Raw data:
┏━━
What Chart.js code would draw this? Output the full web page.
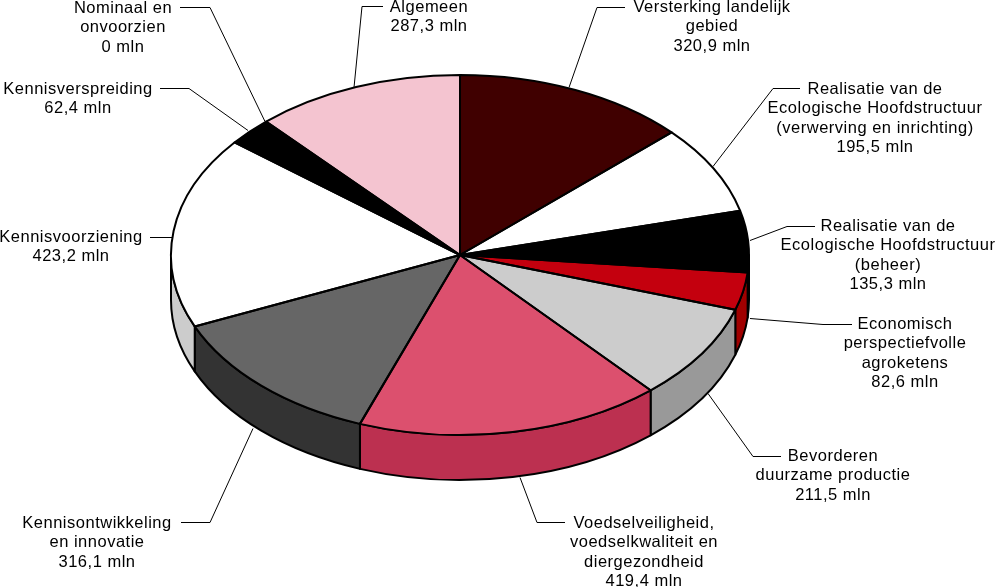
<!DOCTYPE html>
<html>
<head>
<meta charset="utf-8">
<title>Begroting</title>
<script src="https://cdn.jsdelivr.net/npm/chart.js@4"></script>
<style>
  html, body { margin: 0; padding: 0; background: #fff; overflow: hidden; }
  canvas { display: block; }
</style>
</head>
<body>
<canvas id="pie" width="995" height="587"></canvas>
<script>
const categories = [
  'Versterking landelijk gebied',
  'Realisatie EHS (verwerving en inrichting)',
  'Realisatie EHS (beheer)',
  'Economisch perspectiefvolle agroketens',
  'Bevorderen duurzame productie',
  'Voedselveiligheid, voedselkwaliteit en diergezondheid',
  'Kennisontwikkeling en innovatie',
  'Kennisvoorziening',
  'Kennisverspreiding',
  'Nominaal en onvoorzien',
  'Algemeen',
];
const values = [320.9, 195.5, 135.3, 82.6, 211.5, 419.4, 316.1, 423.2, 62.4, 0, 287.3];
const topColors = ['#400000', '#ffffff', '#000000', '#c4000e', '#cccccc', '#dc506e', '#666666', '#ffffff', '#000000', '#000000', '#f4c4d0'];
const wallColors = ['#300000', '#cccccc', '#000000', '#a00000', '#999999', '#bc3050', '#333333', '#cccccc', '#000000', '#000000', '#c0a0a8'];

const labelLines = [
  ['Versterking landelijk', 'gebied', '320,9 mln'],
  ['Realisatie van de', 'Ecologische Hoofdstructuur', '(verwerving en inrichting)', '195,5 mln'],
  ['Realisatie van de', 'Ecologische Hoofdstructuur', '(beheer)', '135,3 mln'],
  ['Economisch', 'perspectiefvolle', 'agroketens', '82,6 mln'],
  ['Bevorderen', 'duurzame productie', '211,5 mln'],
  ['Voedselveiligheid,', 'voedselkwaliteit en', 'diergezondheid', '419,4 mln'],
  ['Kennisontwikkeling', 'en innovatie', '316,1 mln'],
  ['Kennisvoorziening', '423,2 mln'],
  ['Kennisverspreiding', '62,4 mln'],
  ['Nominaal en', 'onvoorzien', '0 mln'],
  ['Algemeen', '287,3 mln'],
];

// page layout of the labels: centre x, y of first line, leader polyline
const labelPos = [
  { x: 712, y: 7, leader: [[625, 7], [597, 7], [569, 87]] },
  { x: 875, y: 89, leader: [[800, 88], [773, 88], [713, 166]] },
  { x: 888, y: 226, leader: [[815, 226], [787, 226], [750, 240]] },
  { x: 905, y: 324, leader: [[852, 324], [823, 324], [750, 318]] },
  { x: 833, y: 456, leader: [[781, 456], [753, 456], [708, 393]] },
  { x: 644, y: 523, leader: [[565, 522], [537, 522], [520, 477]] },
  { x: 97, y: 523, leader: [[181, 522], [210, 522], [253, 428]] },
  { x: 71, y: 237, leader: [[150, 237], [172, 237]] },
  { x: 78, y: 89, leader: [[160, 88], [189, 88], [248, 130]] },
  { x: 123, y: 8, leader: [[180, 7], [210, 7], [265, 121]] },
  { x: 429, y: 7, leader: [[383, 6], [362, 6], [354, 87]] },
];

const PIE = { cx: 460, cy: 255, rx: 289, ry: 180, depth: 45 };
const LINE_H = 19.5;

function slices(chart) {
  return chart.getDatasetMeta(0).data;
}

// draws the side of the disc, then sets the squashed transform for the top
const flatPie = {
  id: 'flatPie',
  beforeDatasetsDraw(chart) {
    const ctx = chart.ctx;
    const { cx, cy, rx, ry, depth } = PIE;
    ctx.save();
    ctx.lineWidth = 2;
    ctx.strokeStyle = '#000';
    ctx.lineJoin = 'round';
    slices(chart).forEach((arc, i) => {
      // only the front half of the disc shows a wall
      let a = arc.startAngle, b = arc.endAngle;
      if (b <= 0 || a >= Math.PI || b === a) return;
      a = Math.max(a, 0);
      b = Math.min(b, Math.PI);
      ctx.beginPath();
      ctx.ellipse(cx, cy, rx, ry, 0, a, b);
      ctx.ellipse(cx, cy + depth, rx, ry, 0, b, a, true);
      ctx.closePath();
      ctx.fillStyle = wallColors[i];
      ctx.fill();
      ctx.stroke();
    });
    ctx.restore();

    const el = slices(chart)[0];
    ctx.save();
    ctx.translate(cx, cy);
    ctx.scale(rx / el.outerRadius, ry / el.outerRadius);
    ctx.translate(-el.x, -el.y);
  },
  afterDatasetsDraw(chart) {
    const ctx = chart.ctx;
    const { cx, cy, rx, ry } = PIE;
    ctx.restore();

    // outlines in page pixels so the line width is not squashed
    ctx.save();
    ctx.lineWidth = 2;
    ctx.strokeStyle = '#000';
    ctx.lineJoin = 'round';
    slices(chart).forEach(arc => {
      if (arc.endAngle === arc.startAngle) return;
      ctx.beginPath();
      ctx.moveTo(cx, cy);
      ctx.ellipse(cx, cy, rx, ry, 0, arc.startAngle, arc.endAngle);
      ctx.closePath();
      ctx.stroke();
    });
    ctx.restore();

    // labels and leader lines
    ctx.save();
    ctx.fillStyle = '#000';
    ctx.strokeStyle = '#000';
    ctx.lineWidth = 1;
    ctx.font = '16.5px "Liberation Sans"';
    ctx.letterSpacing = '0.5px';
    ctx.textAlign = 'center';
    ctx.textBaseline = 'middle';
    labelPos.forEach((pos, i) => {
      labelLines[i].forEach((line, n) => ctx.fillText(line, pos.x, pos.y + n * LINE_H));
      ctx.beginPath();
      pos.leader.forEach(([x, y], n) => n ? ctx.lineTo(x, y + 0.5) : ctx.moveTo(x, y + 0.5));
      ctx.stroke();
    });
    ctx.restore();
  },
};

new Chart(document.getElementById('pie'), {
  type: 'pie',
  data: {
    labels: categories,
    datasets: [{ data: values, backgroundColor: topColors, borderWidth: 0 }],
  },
  options: {
    responsive: false,
    animation: false,
    plugins: { legend: { display: false }, tooltip: { enabled: false } },
  },
  plugins: [flatPie],
});
</script>
</body>
</html>
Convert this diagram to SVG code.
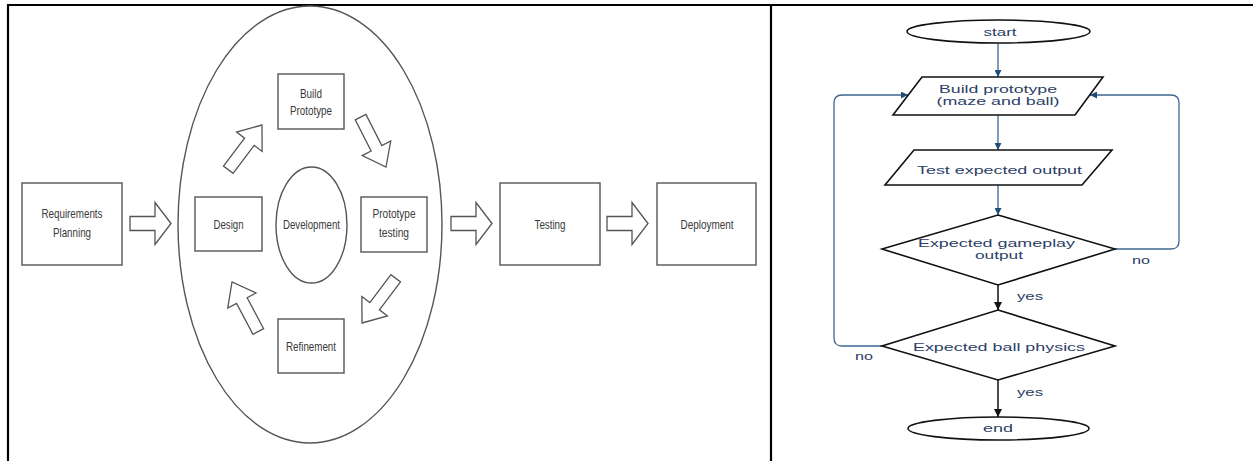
<svg xmlns="http://www.w3.org/2000/svg" width="1253" height="461" viewBox="0 0 1253 461">
<defs>
<style>
.frame{stroke:#000;stroke-width:2.2;fill:none}
.box{fill:#fff;stroke:#555;stroke-width:1.4}
.blk{fill:#fff;stroke:#555;stroke-width:1.3;stroke-linejoin:miter}
.lt{font-family:"Liberation Sans",Arial,sans-serif;font-size:13px;fill:#3a3a3a;text-anchor:middle}
.fs{fill:#fff;stroke:#111;stroke-width:1.6}
.ft{font-family:"Liberation Sans",Arial,sans-serif;font-size:11.5px;fill:#2b4066;text-anchor:middle}
.bl{fill:none;stroke:#3d6790;stroke-width:1.3}
.bk{fill:none;stroke:#111;stroke-width:1.5}
</style>
<polygon id="harrow" points="0,0 -16,-21 -16,-7 -41,-7 -41,7 -16,7 -16,21"/>
<polygon id="darrow" points="0,0 -21,-16 -21,-6 -56,-6 -56,6 -21,6 -21,16"/>
<marker id="mb" viewBox="0 0 10 10" refX="10" refY="5" markerWidth="7" markerHeight="7" markerUnits="userSpaceOnUse" orient="auto"><path d="M0,0 L10,5 L0,10 Z" fill="#1f4e79"/></marker>
<marker id="mk" viewBox="0 0 10 10" refX="10" refY="5" markerWidth="8" markerHeight="8" markerUnits="userSpaceOnUse" orient="auto"><path d="M0,0 L10,5 L0,10 Z" fill="#111"/></marker>
</defs>
<rect width="1253" height="461" fill="#fff"/>
<g id="table">
<line class="frame" x1="8" y1="5" x2="1253" y2="5"/>
<line class="frame" x1="8" y1="4" x2="8" y2="461"/>
<line class="frame" x1="771" y1="5" x2="771" y2="461"/>
</g>

<g id="left-nodes">
<g id="outer-ellipse"><ellipse class="box" cx="310" cy="224.5" rx="132" ry="218.5"/></g>
<g id="requirements"><rect class="box" x="22" y="183" width="100" height="82"/>
<text class="lt" x="72" y="218" textLength="61" lengthAdjust="spacingAndGlyphs">Requirements</text>
<text class="lt" x="72" y="237" textLength="38" lengthAdjust="spacingAndGlyphs">Planning</text></g>
<g id="design"><rect class="box" x="195" y="197" width="67" height="54"/>
<text class="lt" x="228.5" y="229" textLength="30" lengthAdjust="spacingAndGlyphs">Design</text></g>
<g id="development"><ellipse class="box" cx="311.5" cy="225" rx="35.5" ry="58"/>
<text class="lt" x="311.5" y="229" textLength="57" lengthAdjust="spacingAndGlyphs">Development</text></g>
<g id="build-prototype"><rect class="box" x="278" y="74" width="66" height="55"/>
<text class="lt" x="311" y="98" textLength="22" lengthAdjust="spacingAndGlyphs">Build</text>
<text class="lt" x="311" y="115" textLength="42" lengthAdjust="spacingAndGlyphs">Prototype</text></g>
<g id="prototype-testing"><rect class="box" x="361" y="197" width="66" height="55"/>
<text class="lt" x="394" y="218" textLength="43" lengthAdjust="spacingAndGlyphs">Prototype</text>
<text class="lt" x="394" y="237" textLength="30" lengthAdjust="spacingAndGlyphs">testing</text></g>
<g id="refinement"><rect class="box" x="278" y="319" width="66" height="54"/>
<text class="lt" x="311" y="351" textLength="50" lengthAdjust="spacingAndGlyphs">Refinement</text></g>
<g id="testing"><rect class="box" x="500" y="183" width="100" height="82"/>
<text class="lt" x="550" y="229" textLength="31" lengthAdjust="spacingAndGlyphs">Testing</text></g>
<g id="deployment"><rect class="box" x="657" y="183" width="99" height="82"/>
<text class="lt" x="707" y="229" textLength="53" lengthAdjust="spacingAndGlyphs">Deployment</text></g>
</g>

<g id="left-connectors">
<use href="#harrow" class="blk" transform="translate(171,223.5)"/>
<use href="#harrow" class="blk" transform="translate(492,223.5)"/>
<use href="#harrow" class="blk" transform="translate(648,223.5)"/>
<use href="#darrow" class="blk" transform="translate(262,125) rotate(-53)"/>
<use href="#darrow" class="blk" transform="translate(386,167) rotate(63)"/>
<use href="#darrow" class="blk" transform="translate(362,323) rotate(127)"/>
<use href="#darrow" class="blk" transform="translate(232,282) rotate(-118)"/>
</g>

<g id="flow-connectors">
<line class="bl" x1="998" y1="43" x2="998" y2="77" marker-end="url(#mb)"/>
<line class="bl" x1="998" y1="115" x2="998" y2="150" marker-end="url(#mb)"/>
<line class="bl" x1="998" y1="185" x2="998" y2="215" marker-end="url(#mb)"/>
<line class="bk" x1="998" y1="285" x2="998" y2="310" marker-end="url(#mk)"/>
<line class="bk" x1="998" y1="380" x2="998" y2="417" marker-end="url(#mk)"/>
<path class="bl" d="M1115,249 H1171 Q1179,249 1179,241 V103 Q1179,95 1171,95 H1090" marker-end="url(#mb)"/>
<path class="bl" d="M882,346 H842 Q834,346 834,338 V103 Q834,95 842,95 H908" marker-end="url(#mb)"/>
<text class="ft" x="1141" y="264" textLength="18" lengthAdjust="spacingAndGlyphs">no</text>
<text class="ft" x="864" y="360" textLength="18" lengthAdjust="spacingAndGlyphs">no</text>
<text class="ft" x="1030" y="300" textLength="26" lengthAdjust="spacingAndGlyphs">yes</text>
<text class="ft" x="1030" y="396" textLength="26" lengthAdjust="spacingAndGlyphs">yes</text>
</g>

<g id="flow-nodes">
<g id="start"><ellipse class="fs" cx="998.5" cy="31.5" rx="91.5" ry="11.5"/>
<text class="ft" x="1000" y="35.5" textLength="33" lengthAdjust="spacingAndGlyphs">start</text></g>
<g id="build"><polygon class="fs" points="922,77 1103,77 1075,115 893,115"/>
<text class="ft" x="998" y="93" textLength="118" lengthAdjust="spacingAndGlyphs">Build prototype</text>
<text class="ft" x="998" y="105" textLength="123" lengthAdjust="spacingAndGlyphs">(maze and ball)</text></g>
<g id="test"><polygon class="fs" points="914,150 1112,150 1082,185 885,185"/>
<text class="ft" x="999.5" y="174" textLength="165" lengthAdjust="spacingAndGlyphs">Test expected output</text></g>
<g id="decision1"><polygon class="fs" points="998,215 1115,249 998,285 882,249"/>
<text class="ft" x="996.5" y="247" textLength="157" lengthAdjust="spacingAndGlyphs">Expected gameplay</text>
<text class="ft" x="999" y="259" textLength="48" lengthAdjust="spacingAndGlyphs">output</text></g>
<g id="decision2"><polygon class="fs" points="998,310 1115,346 998,380 882,346"/>
<text class="ft" x="999" y="350.5" textLength="172" lengthAdjust="spacingAndGlyphs">Expected ball physics</text></g>
<g id="end"><ellipse class="fs" cx="998.5" cy="428.5" rx="90.5" ry="11.5"/>
<text class="ft" x="998" y="432" textLength="30" lengthAdjust="spacingAndGlyphs">end</text></g>
</g>
</svg>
┗━━
Stated goal: Go through the records line by line and count those containing the string "this". Give only the total.

Problem solution: 2